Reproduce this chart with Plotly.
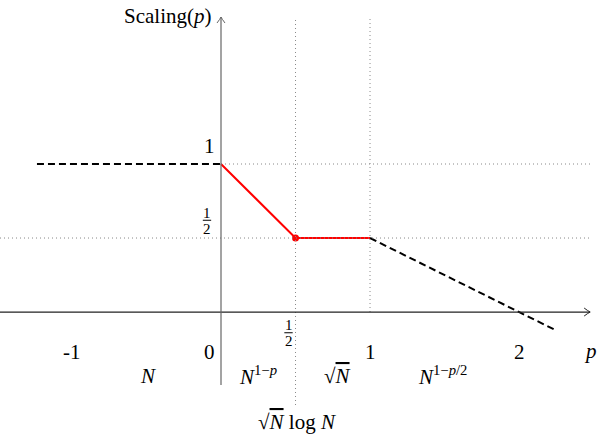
import plotly.graph_objects as go

# ---- data ----
red_p = [0, 0.5, 1]
red_s = [1, 0.5, 0.5]
left_p = [-1.235, 0]
left_s = [1, 1]
right_p = [1, 2.235]
right_s = [0.5, -0.1175]
dot_p = [0.5]
dot_s = [0.5]

xtick_vals = [-1, 0, 1, 2]
xtick_text = ["-1", "0", "1", "2"]
ytick_vals = [1]
ytick_text = ["1"]

region_x = [-0.49, 0.248, 0.78, 1.483]
region_text = ["<i>N</i>", "<i>N</i><sup>1−<i>p</i></sup>",
               "√<span style='text-decoration:overline'><i>N</i></span>",
               "<i>N</i><sup>1−<i>p</i>/2</sup>"]

XMIN, XMAX = -1.483, 2.570
YMIN, YMAX = -0.878, 2.108
PX = 1 / 149.0   # data units per pixel (x)
PY = 1 / 148.0   # data units per pixel (y)
FONT = "Liberation Serif"

fig = go.Figure()

# dotted guide lines
dot_style = dict(color="#888888", width=1, dash="1px,3px")
fig.add_shape(type="line", x0=0.5, x1=0.5, y0=-0.628, y1=1.993, line=dot_style)
fig.add_shape(type="line", x0=1, x1=1, y0=0, y1=1.993, line=dot_style)
fig.add_shape(type="line", x0=0, x1=2.477, y0=1, y1=1, line=dot_style)
fig.add_shape(type="line", x0=XMIN, x1=2.477, y0=0.5, y1=0.5, line=dot_style)

# axes
XTIP = 2.477
YTIP = 1.993
fig.add_shape(type="line", x0=XMIN, x1=XTIP, y0=0, y1=0,
              line=dict(color="#222222", width=1.2))
fig.add_shape(type="line", x0=0, x1=0, y0=-0.493, y1=YTIP,
              line=dict(color="#666666", width=1.2))
fig.add_shape(type="path",
              path=f"M {XTIP-6*PX},{4*PY} Q {XTIP-2*PX},{1*PY} {XTIP},0 Q {XTIP-2*PX},{-1*PY} {XTIP-6*PX},{-4*PY}",
              line=dict(color="#222222", width=1))
fig.add_shape(type="path",
              path=f"M {-4*PX},{YTIP-6*PY} Q {-1*PX},{YTIP-2*PY} 0,{YTIP} Q {1*PX},{YTIP-2*PY} {4*PX},{YTIP-6*PY}",
              line=dict(color="#666666", width=1))

# dashed extensions
fig.add_trace(go.Scatter(x=left_p, y=left_s, mode="lines",
                         line=dict(color="black", width=2, dash="7px,4px"), hoverinfo="skip"))
fig.add_trace(go.Scatter(x=right_p, y=right_s, mode="lines",
                         line=dict(color="black", width=2, dash="7px,4px"), hoverinfo="skip"))
# red curve
fig.add_trace(go.Scatter(x=red_p, y=red_s, mode="lines",
                         line=dict(color="#ff0000", width=2), hoverinfo="skip"))
fig.add_trace(go.Scatter(x=dot_p, y=dot_s, mode="markers",
                         marker=dict(color="#ff0000", size=7), hoverinfo="skip"))

tick_font = dict(family=FONT, size=21, color="black")
for v, t in zip(xtick_vals, xtick_text):
    xx = v if v != 0 else -0.074
    fig.add_annotation(x=xx, y=-0.27, text=t, showarrow=False, font=tick_font,
                       xanchor="center", yanchor="middle")
for v, t in zip(ytick_vals, ytick_text):
    fig.add_annotation(x=-0.08, y=v + 0.12, text=t, showarrow=False, font=tick_font,
                       xanchor="center", yanchor="middle")

# fractions 1/2
def frac(xc, yc):
    f = dict(family=FONT, size=15, color="black")
    fig.add_annotation(x=xc, y=yc + 0.05, text="1", showarrow=False, font=f,
                       xanchor="center", yanchor="middle")
    fig.add_annotation(x=xc, y=yc - 0.057, text="2", showarrow=False, font=f,
                       xanchor="center", yanchor="middle")
    fig.add_shape(type="line", x0=xc - 0.028, x1=xc + 0.028, y0=yc, y1=yc,
                  line=dict(color="black", width=1))

frac(-0.094, 0.62)
frac(0.453, -0.14)

fig.add_annotation(x=2.477, y=-0.26, text="<i>p</i>", showarrow=False, font=tick_font,
                   xanchor="center", yanchor="middle")
fig.add_annotation(x=-0.054, y=2.0, text="Scaling(<i>p</i>)", showarrow=False,
                   font=dict(family=FONT, size=21, color="black"),
                   xanchor="right", yanchor="middle")

for xx, t in zip(region_x, region_text):
    fig.add_annotation(x=xx, y=-0.432, text=t, showarrow=False, font=tick_font,
                       xanchor="center", yanchor="middle")
fig.add_annotation(x=0.51, y=-0.743,
                   text="√<span style='text-decoration:overline'><i>N</i></span> log <i>N</i>",
                   showarrow=False, font=tick_font, xanchor="center", yanchor="middle")

fig.update_layout(
    width=604, height=442, margin=dict(l=0, r=0, t=0, b=0),
    paper_bgcolor="white", plot_bgcolor="white", showlegend=False,
    xaxis=dict(range=[XMIN, XMAX], visible=False, fixedrange=True),
    yaxis=dict(range=[YMIN, YMAX], visible=False, fixedrange=True),
)
fig.write_html("out.html")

========================

Write out the full set of lines verbatim, without the pictures.

Reproduce this chart with Plotly.
import plotly.graph_objects as go

# ---- data ----
red_p = [0, 0.5, 1]
red_s = [1, 0.5, 0.5]
left_p = [-1.235, 0]
left_s = [1, 1]
right_p = [1, 2.235]
right_s = [0.5, -0.1175]
dot_p = [0.5]
dot_s = [0.5]

xtick_vals = [-1, 0, 1, 2]
xtick_text = ["-1", "0", "1", "2"]
ytick_vals = [1]
ytick_text = ["1"]

region_x = [-0.49, 0.248, 0.78, 1.483]
region_text = ["<i>N</i>", "<i>N</i><sup>1−<i>p</i></sup>",
               "√<span style='text-decoration:overline'><i>N</i></span>",
               "<i>N</i><sup>1−<i>p</i>/2</sup>"]

XMIN, XMAX = -1.483, 2.570
YMIN, YMAX = -0.878, 2.108
PX = 1 / 149.0   # data units per pixel (x)
PY = 1 / 148.0   # data units per pixel (y)
FONT = "Liberation Serif"

fig = go.Figure()

# dotted guide lines
dot_style = dict(color="#888888", width=1, dash="1px,3px")
fig.add_shape(type="line", x0=0.5, x1=0.5, y0=-0.628, y1=1.993, line=dot_style)
fig.add_shape(type="line", x0=1, x1=1, y0=0, y1=1.993, line=dot_style)
fig.add_shape(type="line", x0=0, x1=2.477, y0=1, y1=1, line=dot_style)
fig.add_shape(type="line", x0=XMIN, x1=2.477, y0=0.5, y1=0.5, line=dot_style)

# axes
XTIP = 2.477
YTIP = 1.993
fig.add_shape(type="line", x0=XMIN, x1=XTIP, y0=0, y1=0,
              line=dict(color="#222222", width=1.2))
fig.add_shape(type="line", x0=0, x1=0, y0=-0.493, y1=YTIP,
              line=dict(color="#666666", width=1.2))
fig.add_shape(type="path",
              path=f"M {XTIP-6*PX},{4*PY} Q {XTIP-2*PX},{1*PY} {XTIP},0 Q {XTIP-2*PX},{-1*PY} {XTIP-6*PX},{-4*PY}",
              line=dict(color="#222222", width=1))
fig.add_shape(type="path",
              path=f"M {-4*PX},{YTIP-6*PY} Q {-1*PX},{YTIP-2*PY} 0,{YTIP} Q {1*PX},{YTIP-2*PY} {4*PX},{YTIP-6*PY}",
              line=dict(color="#666666", width=1))

# dashed extensions
fig.add_trace(go.Scatter(x=left_p, y=left_s, mode="lines",
                         line=dict(color="black", width=2, dash="7px,4px"), hoverinfo="skip"))
fig.add_trace(go.Scatter(x=right_p, y=right_s, mode="lines",
                         line=dict(color="black", width=2, dash="7px,4px"), hoverinfo="skip"))
# red curve
fig.add_trace(go.Scatter(x=red_p, y=red_s, mode="lines",
                         line=dict(color="#ff0000", width=2), hoverinfo="skip"))
fig.add_trace(go.Scatter(x=dot_p, y=dot_s, mode="markers",
                         marker=dict(color="#ff0000", size=7), hoverinfo="skip"))

tick_font = dict(family=FONT, size=21, color="black")
for v, t in zip(xtick_vals, xtick_text):
    xx = v if v != 0 else -0.074
    fig.add_annotation(x=xx, y=-0.27, text=t, showarrow=False, font=tick_font,
                       xanchor="center", yanchor="middle")
for v, t in zip(ytick_vals, ytick_text):
    fig.add_annotation(x=-0.08, y=v + 0.12, text=t, showarrow=False, font=tick_font,
                       xanchor="center", yanchor="middle")

# fractions 1/2
def frac(xc, yc):
    f = dict(family=FONT, size=15, color="black")
    fig.add_annotation(x=xc, y=yc + 0.05, text="1", showarrow=False, font=f,
                       xanchor="center", yanchor="middle")
    fig.add_annotation(x=xc, y=yc - 0.057, text="2", showarrow=False, font=f,
                       xanchor="center", yanchor="middle")
    fig.add_shape(type="line", x0=xc - 0.028, x1=xc + 0.028, y0=yc, y1=yc,
                  line=dict(color="black", width=1))

frac(-0.094, 0.62)
frac(0.453, -0.14)

fig.add_annotation(x=2.477, y=-0.26, text="<i>p</i>", showarrow=False, font=tick_font,
                   xanchor="center", yanchor="middle")
fig.add_annotation(x=-0.054, y=2.0, text="Scaling(<i>p</i>)", showarrow=False,
                   font=dict(family=FONT, size=21, color="black"),
                   xanchor="right", yanchor="middle")

for xx, t in zip(region_x, region_text):
    fig.add_annotation(x=xx, y=-0.432, text=t, showarrow=False, font=tick_font,
                       xanchor="center", yanchor="middle")
fig.add_annotation(x=0.51, y=-0.743,
                   text="√<span style='text-decoration:overline'><i>N</i></span> log <i>N</i>",
                   showarrow=False, font=tick_font, xanchor="center", yanchor="middle")

fig.update_layout(
    width=604, height=442, margin=dict(l=0, r=0, t=0, b=0),
    paper_bgcolor="white", plot_bgcolor="white", showlegend=False,
    xaxis=dict(range=[XMIN, XMAX], visible=False, fixedrange=True),
    yaxis=dict(range=[YMIN, YMAX], visible=False, fixedrange=True),
)
fig.write_html("out.html")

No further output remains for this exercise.